Bell-shaped wear pattern on the door of Sackets Harbor Brewing Company, Sackets Harbor, New York.

Wednesday, July 11, 2012

Here's the right idea

G. S. Springer, a geology professor at Ohio University,  has a cartoon that emphasizes the fact that the normal curve describes the distribution of measurements on a number line. Small measurements are on the left and large measurements are on the right. Those in the middle at "the top of the bell curve" are just average. These two getting ready to sled are "at the top" because they are average and there are so many others that are also average. The real "top" of the normal distribution are those large measurements (and sleds) on the extreme right of the number line.

Monday, July 9, 2012

The Puzzle of You

The previous post offered a Puzzle that showed a t-shirt design that conveyed the wrong idea about a normal curve. The problem is the point meant to indicate "YOU". This point is placed to indicate that "YOU" are on the low end of a scale of measurements.

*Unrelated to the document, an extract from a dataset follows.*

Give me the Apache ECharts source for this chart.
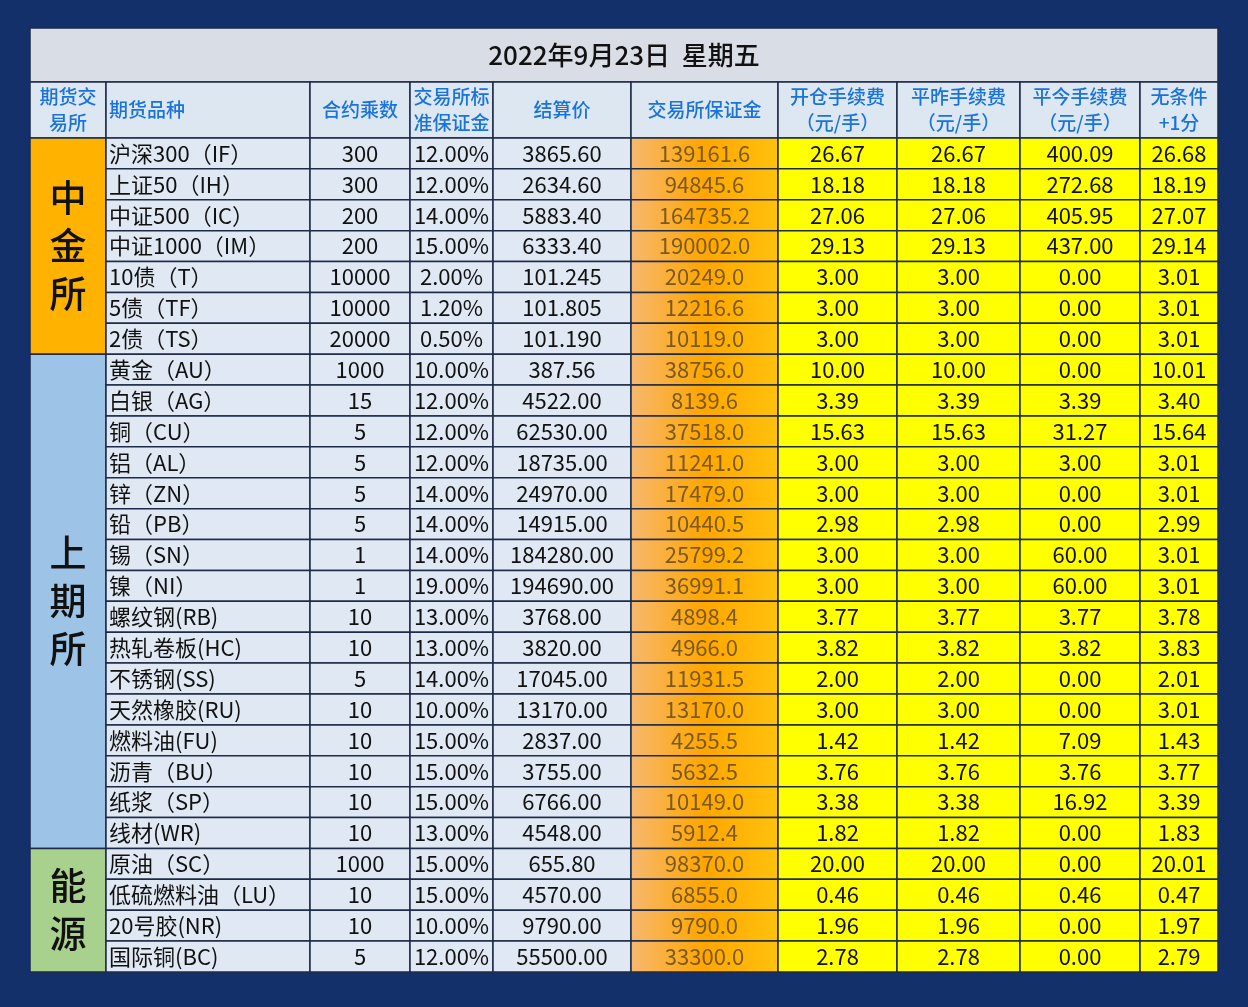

The problem is, the design places the point on the curve, rather than on the number line that underlies the curve. To see the difficulty, compare the previous t-shirt design with manipulated image above (this is not an available shirt). Placing the point on the curve suggests that it slides along the curve.

Imagine the impression conveyed when it reaches the peak of the curve, as illustrated here. No doubt, "YOU" would say you were at the top of the heap, even though your measurement would be very common, the most likely one that we could observe. This "top of the curve" error is common (no pun intended). The curve is not the distribution, the curve only describes the distribution. The labeled point should be on the supporting number line, not on the curve.

Monday, July 2, 2012

Puzzle: How does this t-shirt design get it wrong?

Here is a t-shirt design available from ThinkGeek. The point labeled "YOU ARE HERE" is placed to convey an incorrect idea about the normal distribution. What is wrong here? Answer in the next post.


Wednesday, June 27, 2012

Brass Polishing Distribution

The door from the terrace to the cafe at the De Young museum in San Francisco. Many hands have entered, polishing the pole. Few grab it low, few grab it high. Most open the door at about elbow height. The resulting wear pattern shows a distribution of this height.

Monday, June 25, 2012

MOMA Height Exhibit


Here is a proper depiction of a height distribution. From the exhibit "Performance 4: Roman Ondák" that was at the Museum of Modern Art in 2009.

Of course, Sir Francis Galton had this idea over a century ago. See his book on Hereditary Genius on page 28.

Friday, June 22, 2012

Curve (maybe), Distribution NO.

Found on Flickr with the caption "Standard Normal Distribution".

Perhaps it is suggestive of histogram bars often seen with a bell-shape of a normal distribution. But what variable is being measured? See "NO, NO, NO, the Wrong Idea" in the previous post here.

Tuesday, June 19, 2012

NO, NO, NO. The wrong idea.

Found on Flickr here with the caption "normal distribution class photo".

A bell-shaped normal curve is not the normal distribution. The curve only describes the distribution. A normal distribution is a particular arrangement of measurements on a number line.

This photo seems to want to depict a normal distribution of the heights of students. If height is the variable of interest, the horizontal axis should be a number line with all the smallest students on the left and those taller would be placed further to the right. If the heights of the students had a bell-shaped histogram we would expect to see very few short students, very few tall students, and most of the students would have heights that fall between those extremes. This photo puts the tall students in the middle and shorter ones on the extremes. Maybe they have illustrated a bell-curve, but no number line is used, so no distribution (normal or otherwise) could be represented.